Hosni Mubarak
Former Egyptian President Mubarak lies on a gurney while leaving the courtroom at the police academy where he is on trial in Cairo Reuters

The chief prosecutor in the trial against Hosni Mubarak lambasted the former Egyptian president during an hour-long argument that The Associated Press called the harshest assessment of Mubarak's rule ever heard in an Egyptian courtroom.

Prosecutor Mustafa Suleiman addressed the Cairo Criminal Court on Tuesday, accusing Mubarak of imposing ten years of tyranny on the Egyptian people. Mubarak ruled Egypt from 1981 until last February, and Suleiman alleged the that final decade of Mubarak's reign was devoted to assuring that his son would succeed him.

[Mubarak] created a corrupt regime that destroyed political life, and he devoted all of his efforts during the last decade of his reign toward his goal of transferring power to his son Gamal and rigging parliamentary and local elections.

Here we have a president who devoted the last decade of his rule to engineer something that no one in Egypt ever dared to do before -- the succession of his son, said the prosecutor while Mubarak and Gamal sat silently at the back of the court.

His wife wanted to be the mother of the next president after she has been the president's wife, he said. They did not realize that Egypt was not a fiefdom.

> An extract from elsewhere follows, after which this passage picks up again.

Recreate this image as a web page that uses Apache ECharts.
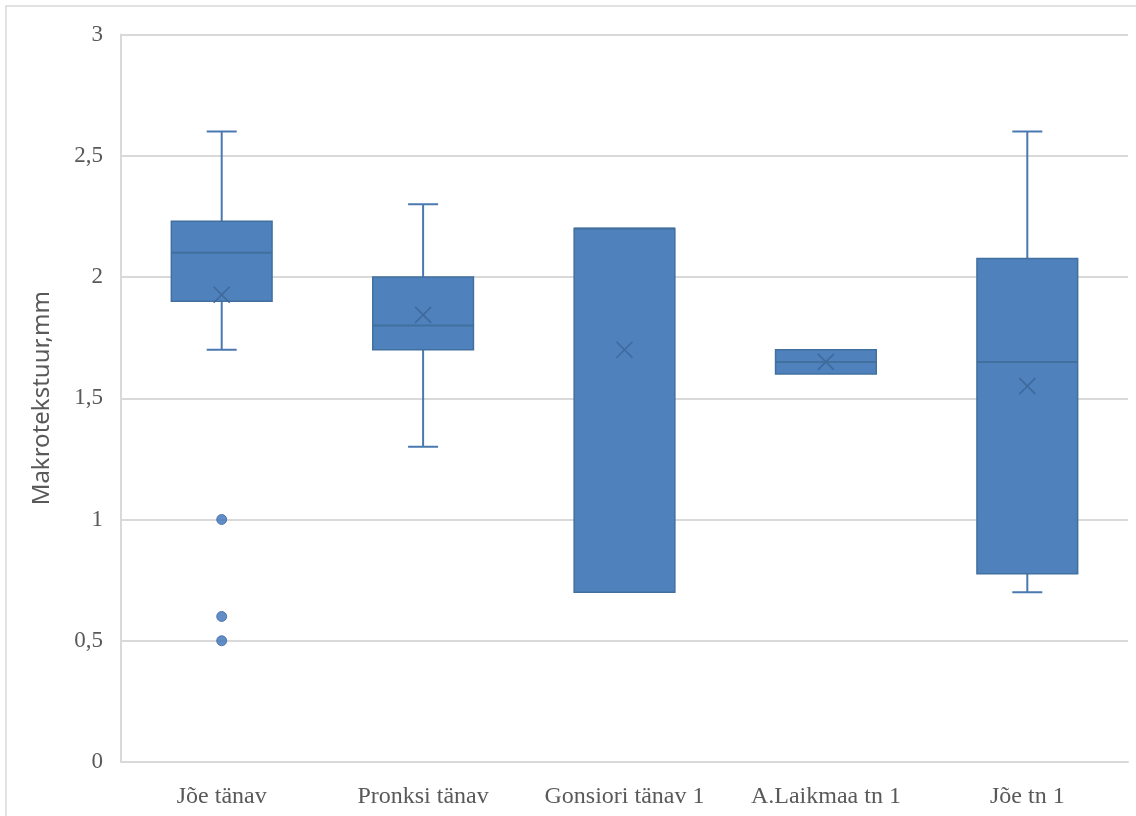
<!DOCTYPE html>
<html>
<head>
<meta charset="utf-8">
<script src="https://cdn.jsdelivr.net/npm/echarts@6/dist/echarts.min.js"></script>
<style>
  html, body { margin: 0; padding: 0; background: #fff; }
  #chart { width: 1136px; height: 816px; }
</style>
</head>
<body>
<div id="chart"></div>
<script>
// ---- data ----
const categories = ['Jõe tänav', 'Pronksi tänav', 'Gonsiori tänav 1', 'A.Laikmaa tn 1', 'Jõe tn 1'];
const whiskerLow  = [1.70, 1.30, 0.70, 1.60, 0.70];
const quartile1   = [1.90, 1.70, 0.70, 1.60, 0.776];
const medians     = [2.10, 1.80, 2.20, 1.65, 1.65];
const quartile3   = [2.23, 2.00, 2.20, 1.70, 2.076];
const whiskerHigh = [2.60, 2.30, 2.20, 1.70, 2.60];
const means       = [1.927, 1.844, 1.70, 1.65, 1.55];
const outlierCats = [0, 0, 0];
const outlierVals = [1.0, 0.6, 0.5];
const yTicks = [0, 0.5, 1, 1.5, 2, 2.5, 3];
const yAxisTitle = 'Makrotekstuur,mm';

const boxData = categories.map((c, i) => [i, whiskerLow[i], quartile1[i], medians[i], quartile3[i], whiskerHigh[i], means[i]]);
const outlierData = outlierCats.map((c, i) => [c, outlierVals[i]]);

const FILL = '#4f81bd';
const EDGE = '#41709f';
const WHISK = '#4a78b0';

const chart = echarts.init(document.getElementById('chart'));
chart.setOption({
  animation: false,
  backgroundColor: '#fff',
  graphic: [{
    type: 'rect', silent: true,
    shape: { x: 6, y: 6, width: 1140, height: 820 },
    style: { fill: 'none', stroke: '#d9d9d9', lineWidth: 1.5 }
  }],
  grid: { left: 121, right: 8, top: 34.5, bottom: 54 },
  xAxis: {
    type: 'category',
    data: categories,
    axisLine: { show: true, lineStyle: { color: '#d9d9d9', width: 2 } },
    axisTick: { show: false },
    axisLabel: { interval: 0, hideOverlap: false, color: '#595959', fontFamily: 'Liberation Serif', fontSize: 24, margin: 23 },
    splitLine: { show: false }
  },
  yAxis: {
    type: 'value',
    min: yTicks[0], max: yTicks[yTicks.length - 1], interval: 0.5,
    name: yAxisTitle,
    nameLocation: 'middle',
    nameGap: 67,
    nameTextStyle: { color: '#595959', fontFamily: 'Noto Sans', fontSize: 24 },
    axisLine: { show: true, lineStyle: { color: '#d9d9d9', width: 2 } },
    axisTick: { show: false },
    axisLabel: {
      color: '#595959', fontFamily: 'Liberation Serif', fontSize: 23, margin: 18,
      formatter: v => String(v).replace('.', ',')
    },
    splitLine: { show: true, lineStyle: { color: '#d9d9d9', width: 2 } }
  },
  series: [
    {
      type: 'custom',
      data: boxData,
      encode: { x: 0, y: [1, 2, 3, 4, 5, 6] },
      renderItem: function (params, api) {
        const idx = api.value(0);
        const band = api.size([1, 0])[0];
        const boxW = band * 0.5;
        const capW = 30;
        const pLow = api.coord([idx, api.value(1)]);
        const pQ1 = api.coord([idx, api.value(2)]);
        const pMed = api.coord([idx, api.value(3)]);
        const pQ3 = api.coord([idx, api.value(4)]);
        const pHigh = api.coord([idx, api.value(5)]);
        const pMean = api.coord([idx, api.value(6)]);
        const cx = pQ1[0];
        const children = [];
        const wStyle = { stroke: WHISK, lineWidth: 2 };
        if (pHigh[1] < pQ3[1] - 0.5) {
          children.push({ type: 'line', shape: { x1: cx, y1: pHigh[1], x2: cx, y2: pQ3[1] }, style: wStyle });
          children.push({ type: 'line', shape: { x1: cx - capW / 2, y1: pHigh[1], x2: cx + capW / 2, y2: pHigh[1] }, style: wStyle });
        }
        if (pLow[1] > pQ1[1] + 0.5) {
          children.push({ type: 'line', shape: { x1: cx, y1: pQ1[1], x2: cx, y2: pLow[1] }, style: wStyle });
          children.push({ type: 'line', shape: { x1: cx - capW / 2, y1: pLow[1], x2: cx + capW / 2, y2: pLow[1] }, style: wStyle });
        }
        children.push({
          type: 'rect',
          shape: { x: cx - boxW / 2, y: pQ3[1], width: boxW, height: pQ1[1] - pQ3[1] },
          style: { fill: FILL, stroke: EDGE, lineWidth: 1.5 }
        });
        children.push({ type: 'line', shape: { x1: cx - boxW / 2, y1: pMed[1], x2: cx + boxW / 2, y2: pMed[1] }, style: { stroke: EDGE, lineWidth: 2 } });
        const m = 8;
        const xStyle = { stroke: '#3f6a9c', lineWidth: 1.6 };
        children.push({ type: 'line', shape: { x1: cx - m, y1: pMean[1] - m, x2: cx + m, y2: pMean[1] + m }, style: xStyle });
        children.push({ type: 'line', shape: { x1: cx - m, y1: pMean[1] + m, x2: cx + m, y2: pMean[1] - m }, style: xStyle });
        return { type: 'group', children: children };
      },
      z: 3
    },
    {
      type: 'scatter',
      data: outlierData,
      symbol: 'circle',
      symbolSize: 10,
      itemStyle: { color: '#3b70b8', borderColor: '#3a68a6', borderWidth: 1 },
      z: 4
    }
  ]
});
</script>
</body>
</html>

Mubarak has been charged with ordering the murder of more than 800 people during the Tahrir Square uprising in January. His sons Gamal and Alaa are also on trial for abuse of power and their role in ordering police to shoot unarmed protestors. If found guilty, all three could face the death penalty.

In the a matter of months, the Egyptian revolution brought Mubarak from an autocratic ruler to a defendant confined inside a cage. The whole country has followed the trial which began in August, albeit often with frustration at the slow place and constant delays.

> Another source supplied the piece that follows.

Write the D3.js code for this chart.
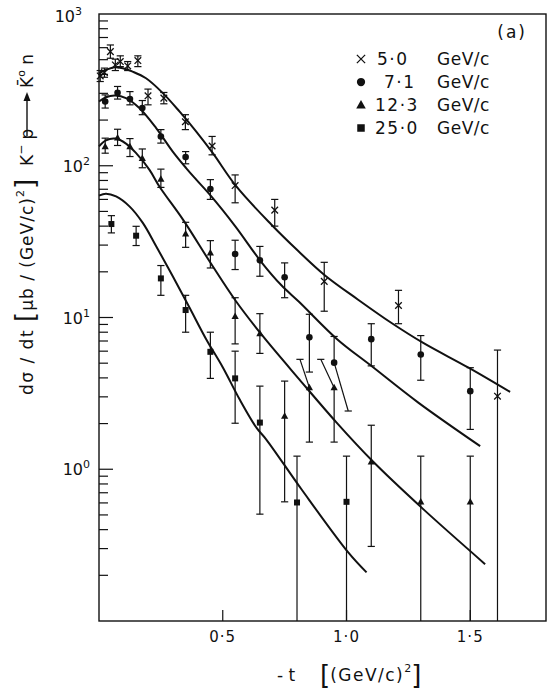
<!DOCTYPE html>
<html><head><meta charset="utf-8">
<script src="https://cdn.jsdelivr.net/npm/d3@7"></script>
<style>
body{margin:0;background:#fff}
svg{display:block;background:#fff}
text{font-family:"DejaVu Sans",sans-serif;fill:#111}
</style>
</head><body>
<svg id="c" width="547" height="692"></svg>
<script>
// ---------------- data ----------------
const seriesNames = ["5.0", "7.1", "12.3", "25.0"];
const legendLabels = ["5·0", "7·1", "12·3", "25·0"];
const xTickValues = [0.5, 1.0, 1.5];
const xTickLabels = ["0·5", "1·0", "1·5"];
const yTickValues = [1, 10, 100, 1000];
const yTickExps = ["0", "1", "2", "3"];

// 5.0 GeV/c (crosses)
const t5  = [0.005, 0.022, 0.046, 0.066, 0.086, 0.116, 0.157, 0.198, 0.262, 0.349, 0.457, 0.55, 0.71, 0.91, 1.21, 1.61];
const v5  = [391, 411, 565, 462, 486, 455, 493, 289, 279, 195, 135, 74, 51, 17.3, 12.0, 3.03];
const lo5 = [359, 383, 511, 424, 450, 424, 450, 252, 256, 173, 118, 57, 40, 11, 9.1, 0];
const hi5 = [424, 440, 625, 504, 530, 486, 530, 320, 304, 217, 156, 87, 60, 23.1, 15.1, 6.1];
// 7.1 GeV/c (circles)
const t7  = [0.025, 0.075, 0.125, 0.175, 0.25, 0.35, 0.45, 0.55, 0.65, 0.75, 0.85, 0.95, 1.1, 1.3, 1.5];
const v7  = [265, 303, 275, 240, 156, 114, 70.3, 26.2, 23.8, 18.4, 7.4, 5.04, 7.2, 5.7, 3.27];
const lo7 = [240, 275, 252, 217, 141, 103, 60, 20.7, 18.7, 13.5, 4.37, 2.42, 4.8, 3.86, 1.83];
const hi7 = [293, 333, 308, 269, 173, 124, 81, 32.3, 29.4, 22.9, 10.5, 7.5, 9.1, 7.6, 4.67];
// 12.3 GeV/c (triangles)
const t12  = [0.025, 0.075, 0.125, 0.175, 0.25, 0.35, 0.45, 0.55, 0.65, 0.75, 0.85, 0.95, 1.1, 1.3, 1.5];
const v12  = [134, 153, 134, 112, 81.6, 35.6, 26.7, 10.2, 7.85, 2.24, 3.45, 3.45, 1.12, 0.61, 0.61];
const lo12 = [121, 136, 115, 97, 72, 29, 21.2, 6.7, 5.8, 0.61, 1.51, 1.51, 0.31, 0, 0];
const hi12 = [152, 174, 151, 129, 95, 42.4, 32.1, 13.5, 10.6, 3.81, 5.3, 5.3, 1.95, 1.22, 1.22];
// 25.0 GeV/c (squares)
const t25  = [0.05, 0.15, 0.25, 0.35, 0.45, 0.55, 0.65, 0.8, 1.0];
const v25  = [41.3, 34.6, 18.1, 11.2, 5.94, 3.97, 2.03, 0.604, 0.61];
const lo25 = [36.1, 29.8, 14, 8.0, 3.97, 2.01, 0.506, 0, 0];
const hi25 = [46.9, 39.9, 22, 14, 8.0, 6.0, 3.53, 1.22, 1.22];

// error bars drawn slanted in the original
const slantSeries = ["12.3", "12.3", "7.1"];
const slantT      = [0.85, 0.95, 0.95];
const slantSide   = ["hi", "hi", "lo"];
const slantEndT   = [0.812, 0.896, 1.007];

// fitted curves
const ct5 = [0, 0.028, 0.062, 0.096, 0.136, 0.19, 0.258, 0.325, 0.393, 0.46, 0.555, 0.696, 0.804, 0.912, 1.047, 1.182, 1.31, 1.493, 1.661];
const cv5 = [407, 428, 446, 439, 417, 377, 301, 228, 168, 121, 73, 41, 27.5, 19, 13.1, 9.2, 6.8, 4.67, 3.23];
const ct7 = [0, 0.028, 0.066, 0.109, 0.163, 0.231, 0.298, 0.352, 0.393, 0.453, 0.55, 0.656, 0.737, 0.808, 0.962, 1.101, 1.29, 1.54];
const cv7 = [265, 283, 290, 279, 240, 177, 124, 96.6, 81, 63, 40, 23.2, 16.3, 12.7, 7.2, 4.79, 2.75, 1.42];
const ct12 = [0, 0.028, 0.066, 0.109, 0.15, 0.204, 0.244, 0.34, 0.453, 0.552, 0.663, 0.81, 0.96, 1.108, 1.31, 1.56];
const cv12 = [134, 147, 151, 140, 121, 94, 73, 44, 22.6, 12.9, 7.5, 3.9, 2.03, 1.12, 0.546, 0.237];
const ct25 = [0, 0.028, 0.069, 0.123, 0.177, 0.231, 0.298, 0.366, 0.433, 0.501, 0.568, 0.636, 0.676, 0.818, 1.007, 1.081];
const cv25 = [63.5, 65.5, 62.8, 54, 42, 29.5, 18.7, 11.6, 7.2, 4.67, 2.89, 1.88, 1.57, 0.738, 0.283, 0.209];

// ---------------- drawing ----------------
const svg = d3.select("#c");
const x = d3.scaleLinear().domain([0, 1.806]).range([99, 546]);
const y = d3.scaleLog().domain([0.1, 1000]).range([621, 14]);
const ink = "#111";

const series = [
  {name: "5.0", shape: "cross", t: t5, v: v5, lo: lo5, hi: hi5, ct: ct5, cv: cv5},
  {name: "7.1", shape: "circle", t: t7, v: v7, lo: lo7, hi: hi7, ct: ct7, cv: cv7},
  {name: "12.3", shape: "triangle", t: t12, v: v12, lo: lo12, hi: hi12, ct: ct12, cv: cv12},
  {name: "25.0", shape: "square", t: t25, v: v25, lo: lo25, hi: hi25, ct: ct25, cv: cv25}
];

// frame
const [x0, x1] = x.range(), [yb, yt] = y.range();
svg.append("rect").attr("x", x0).attr("y", yt).attr("width", x1 - x0).attr("height", yb - yt)
  .attr("fill", "none").attr("stroke", ink).attr("stroke-width", 1.4);

// y ticks (inside)
const yt2 = svg.append("g");
for (let d = -1; d <= 2; d++) {
  for (let k = 1; k <= 9; k++) {
    const val = k * Math.pow(10, d);
    if (val <= 0.1) continue;
    const len = k === 1 ? 14 : 9;
    yt2.append("line").attr("x1", x0).attr("x2", x0 + len).attr("y1", y(val)).attr("y2", y(val))
      .attr("stroke", ink).attr("stroke-width", 1.2);
  }
}
yTickValues.forEach((v, i) => {
  const t = svg.append("text").attr("x", i === 3 ? 82 : 90).attr("y", y(v) + (i === 3 ? 8 : 6))
    .attr("text-anchor", "end").attr("font-size", 16);
  t.append("tspan").text("10");
  t.append("tspan").attr("font-size", 11).attr("dy", -7).text(yTickExps[i]);
});

// x ticks
xTickValues.forEach((v, i) => {
  svg.append("line").attr("x1", x(v)).attr("x2", x(v)).attr("y1", yb).attr("y2", yb - 11)
    .attr("stroke", ink).attr("stroke-width", 1.2);
  svg.append("text").attr("x", x(v)).attr("y", 642).attr("text-anchor", "middle")
    .attr("font-size", 15).attr("letter-spacing", 1).text(xTickLabels[i]);
});

// curves
const line = d3.line().x(d => x(d[0])).y(d => y(d[1])).curve(d3.curveCatmullRom.alpha(0.5));
series.forEach(s => {
  svg.append("path").attr("d", line(s.ct.map((t, i) => [t, s.cv[i]])))
    .attr("fill", "none").attr("stroke", ink).attr("stroke-width", 2);
});

// error bars
const cap = 3.6;
const eb = svg.append("g").attr("stroke", ink).attr("stroke-width", 1.2);
function capAt(cx, cy) {
  eb.append("line").attr("x1", cx - cap).attr("x2", cx + cap).attr("y1", cy).attr("y2", cy);
}
series.forEach(s => {
  s.t.forEach((t, i) => {
    let tHi = t, tLo = t;
    slantSeries.forEach((n, j) => {
      if (n === s.name && Math.abs(slantT[j] - t) < 1e-6) {
        if (slantSide[j] === "hi") tHi = slantEndT[j]; else tLo = slantEndT[j];
      }
    });
    const px = x(t), py = y(s.v[i]);
    const hx = x(tHi), hy = y(s.hi[i]);
    eb.append("line").attr("x1", px).attr("y1", py).attr("x2", hx).attr("y2", hy);
    capAt(hx, hy);
    const atAxis = s.lo[i] <= 0.1;
    const lv = atAxis ? 0.1 : s.lo[i];
    const lx = x(tLo), ly = y(lv);
    eb.append("line").attr("x1", px).attr("y1", py).attr("x2", lx).attr("y2", ly);
    if (!atAxis) capAt(lx, ly);
  });
});

// markers
function marker(g, shape, cx, cy, size) {
  if (shape === "cross") {
    const h = size * 0.55;
    g.append("path").attr("d", `M${cx-h},${cy-h}L${cx+h},${cy+h}M${cx-h},${cy+h}L${cx+h},${cy-h}`)
      .attr("stroke", ink).attr("stroke-width", 1.3).attr("fill", "none");
  } else if (shape === "circle") {
    g.append("circle").attr("cx", cx).attr("cy", cy).attr("r", size * 0.55).attr("fill", ink);
  } else if (shape === "triangle") {
    const h = size * 0.6;
    g.append("path").attr("d", `M${cx},${cy-h*1.05}L${cx+h},${cy+h*0.75}L${cx-h},${cy+h*0.75}Z`).attr("fill", ink);
  } else {
    const h = size * 0.5;
    g.append("rect").attr("x", cx - h).attr("y", cy - h).attr("width", 2*h).attr("height", 2*h).attr("fill", ink);
  }
}
const mk = svg.append("g");
series.forEach(s => {
  s.t.forEach((t, i) => marker(mk, s.shape, x(t), y(s.v[i]), 6));
});

// legend
svg.append("text").attr("x", 527).attr("y", 38).attr("text-anchor", "end").attr("font-size", 17)
  .attr("letter-spacing", 2).text("(a)");
const rowsY = [59, 82, 105, 128];
const numX = [377, 384, 375, 375];
series.forEach((s, i) => {
  marker(svg, s.shape, 361, rowsY[i], s.shape === "triangle" ? 8 : 7.5);
  svg.append("text").attr("x", numX[i]).attr("y", rowsY[i] + 6).attr("font-size", 17)
    .attr("letter-spacing", 1.5).text(legendLabels[i]);
  svg.append("text").attr("x", 437).attr("y", rowsY[i] + 6).attr("font-size", 17)
    .attr("letter-spacing", 0.5).text("GeV/c");
});

// x axis title
const xt = svg.append("text").attr("y", 681).attr("font-size", 17);
xt.append("tspan").attr("x", 277).text("- t");
xt.append("tspan").attr("x", 320).attr("font-size", 26).attr("dy", 3).text("[");
xt.append("tspan").attr("font-size", 17).attr("dy", -3).attr("letter-spacing", 1.5).text("(GeV/c)");
xt.append("tspan").attr("font-size", 11).attr("dy", -9).text("2");
xt.append("tspan").attr("font-size", 26).attr("dy", 12).text("]");

// y axis title (rotated)
const yg = svg.append("g").attr("transform", "translate(27,0) rotate(-90)");
const t1 = yg.append("text").attr("x", -395).attr("y", 6).attr("font-size", 17).attr("letter-spacing", 1.5);
t1.append("tspan").text("dσ / dt");
const t2 = yg.append("text").attr("x", -322).attr("y", 7).attr("font-size", 17).attr("letter-spacing", 1);
t2.append("tspan").attr("font-size", 26).text("[");
t2.append("tspan").attr("font-size", 17).attr("dy", -1).text("μb / (GeV/c)");
t2.append("tspan").attr("font-size", 11).attr("dy", -9).text("2");
t2.append("tspan").attr("font-size", 26).attr("dy", 10).text("]");
const t3 = yg.append("text").attr("x", -166).attr("y", 6).attr("font-size", 17);
t3.append("tspan").text("K");
t3.append("tspan").attr("font-size", 12).attr("dy", -8).text("−");
t3.append("tspan").attr("font-size", 17).attr("dy", 8).text(" p");
yg.append("line").attr("x1", -136).attr("x2", -96).attr("y1", 0).attr("y2", 0)
  .attr("stroke", ink).attr("stroke-width", 1.4);
yg.append("path").attr("d", "M-92,0L-101,-3.5L-101,3.5Z").attr("fill", ink);
const t4 = yg.append("text").attr("x", -88).attr("y", 6).attr("font-size", 17);
t4.append("tspan").text("K\u0304");
t4.append("tspan").attr("font-size", 11).attr("dy", -8).text("o");
t4.append("tspan").attr("font-size", 17).attr("dy", 8).text(" n");
</script>
</body></html>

He deserves to end in humiliation and indignity: From the presidential palace to the defendants' cage and then the harshest penalty, Suleiman told the court.

In May, Mubarak was found guilty of damaging the economy by shutting down the internet during the protests by an administrative court, and fined more than $30 million. Nonetheless, Suleiman found it necessary to bring up allegations that Mubarak damaged Egypt's domestic finances.

The adoption of corrupt economic policies led to price inflation,” said the prosecutor. “The gaps and differences between the classes widened, Egypt’s international and regional role declined and it lost its place under the rule of this tyrant.

“Integrity and transparency went down the drain when the defendant preferred his personal interests to the public, he added.